Qu'on se le dise très clairement, Mary and Max n'est pas un énième film d'animation pour les chiards. Il n'en est rien. Ne tentez pas le coup, car votre progéniture risquerait de vous poser tout un tas de questions après, notamment sur l'alcoolisme, l'homosexualité, l'acte sexuel, l'autisme, la solitude, l'agoraphobie, la religion, l'obésité, le suicide... bref pas la grande joie. Collez-le plutôt devant les Minions et visionnez ce film avec un paquet de mouchoirs pas trop loin...

La solitude comme point de départ et d'arrivée

Vous l'aurez compris en lisant le pitch, le thème principal de ce film est la solitude, ses causes et ses conséquences. La solitude parce qu'on a "une tache couleur caca" sur le front, la solitude parce qu'on est atteint du mystérieux syndrome d'Asperger, la solitude parce que nos parents ont démissionné et parce que, tout simplement, on n'a pas d'amis. 
On n'a pas d'amis. Cette phrase, si on prend le temps d'en saisir véritablement la portée, est terrifiante. Mary a 8 ans, l'âge de l'innocence et des fous rires, et elle n'a pas d'amis. Alors le hasard d'une adresse l'amène à correspondre avec Max, autiste, obèse et seul lui aussi, qui vit à l'autre bout du monde. 

Pas d'interaction mais pas d'ennui

Le film est en grande partie épistolaire: on ne voit que très très rarement Mary parler, et je crois que Max ne prononce pas un mot. Seules leurs lettres sont lues. En arrière-fond, le narrateur (l'excellent Denis Podalydès!) nous raconte l'histoire de ces deux personnages attachants. Sinon, place est laissée aux images, souvent larmoyantes ou touchantes, très descriptives (on est plus sur des plans simples que sur de véritables scènes) et à la bande-son absolument magnifique (Penguin Orchestra). Les personnages sont présentés par leurs habitudes et leurs manies, mais personne n’interagit avec personne. Et ouais. Vous verrez très peu de plans où les personnages sont ensemble. Fort hein?

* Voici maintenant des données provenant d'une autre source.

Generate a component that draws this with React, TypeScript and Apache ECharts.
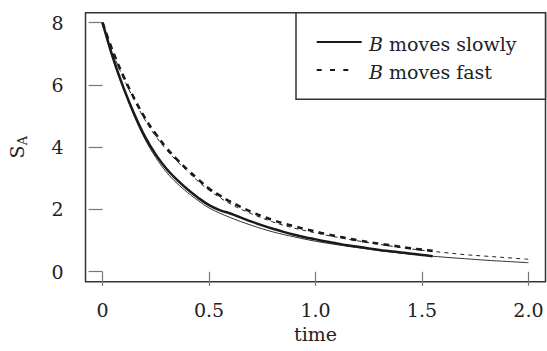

Une esthétique enfantine pour un film d'adulte

Avec les visages arrondis, les mains à 4 doigts toutes potelées, ce film fait clairement penser à Chicken Run. Sauf qu'il suffit de 5 minutes pour réaliser qu'on en est à des millénaires! 
Les États-Unis de Max sont colorisés dans un noir et blanc très austère. C'est la pollution, la foule, les gens étranges, les buildings, les voitures. 
L'Australie de Mary est colorisée dans un joli ton sépia, plus doux, plus enfantin, comme un souvenir. C'est le petit village, les voisins, les animaux, la proximité. 
Une façon différente d'être seul...
Les rares notes de couleur sont le pompon de Max et la barrette de Mary, rouge vif, comme un rappel entre les deux héros, et la bague de Mary, qui change selon ses humeurs (j'en voulais TROP une quand j'étais petite). 

C'est sordidement... mignon

Les deux univers sont très joliment dépeints. Mais tout est... sordide. Les moments évoqués dans les lettres et par le narrateur sont à chaque fois très émouvants (les larmes de Mary envoyés dans une fiole à son ami qui ne peut pas pleurer, bah moi ça m'a fait pleurer).  Le plus souvent, on esquisse un sourire en ayant les yeux humides... Car la magie de ce film, c'est ça: nous faire sourire avec des choses tristes et nous émouvoir avec des choses rigolotes...
Tout est tristement drôle et drôlement triste. On tomberait presque dans le misérabilisme tant le sort s'acharne sur Mary, a qui tout et rien n'arrive jamais. Sa mère alcoolique, son père taxidermiste, son mari finalement homosexuel... elle cumule à 8 ans les aléas de 10 vies! Pendant ce temps, Max reste seul chez lui et ne sort que rarement. Il n'a pas de vie; il ne peut pas en avoir.


Je ne peux que vous HURLER par écrit avec PLEIN DE MAJUSCULES de VOIR ce film. Trouvez-le, par tous les moyens, et préparez-vous: ce n'est pas un film drôle, et pourtant vous rirez (entre deux reniflements); cela ne parle pas et pourtant vous ne vous ennuierez jamais. C'est une histoire d'amitié à longue distance, magnifique prétexte pour nous présenter la (triste) vie de deux personnages un peu choisis par hasard. Personnellement, Mary et Max restent depuis 2009 deux personnages aussi attachants qu'émouvants, que je garde précieusement au fond de moi.

 Mes p'tites étoiles:

Mais, tout cela n'est que mon humble avis.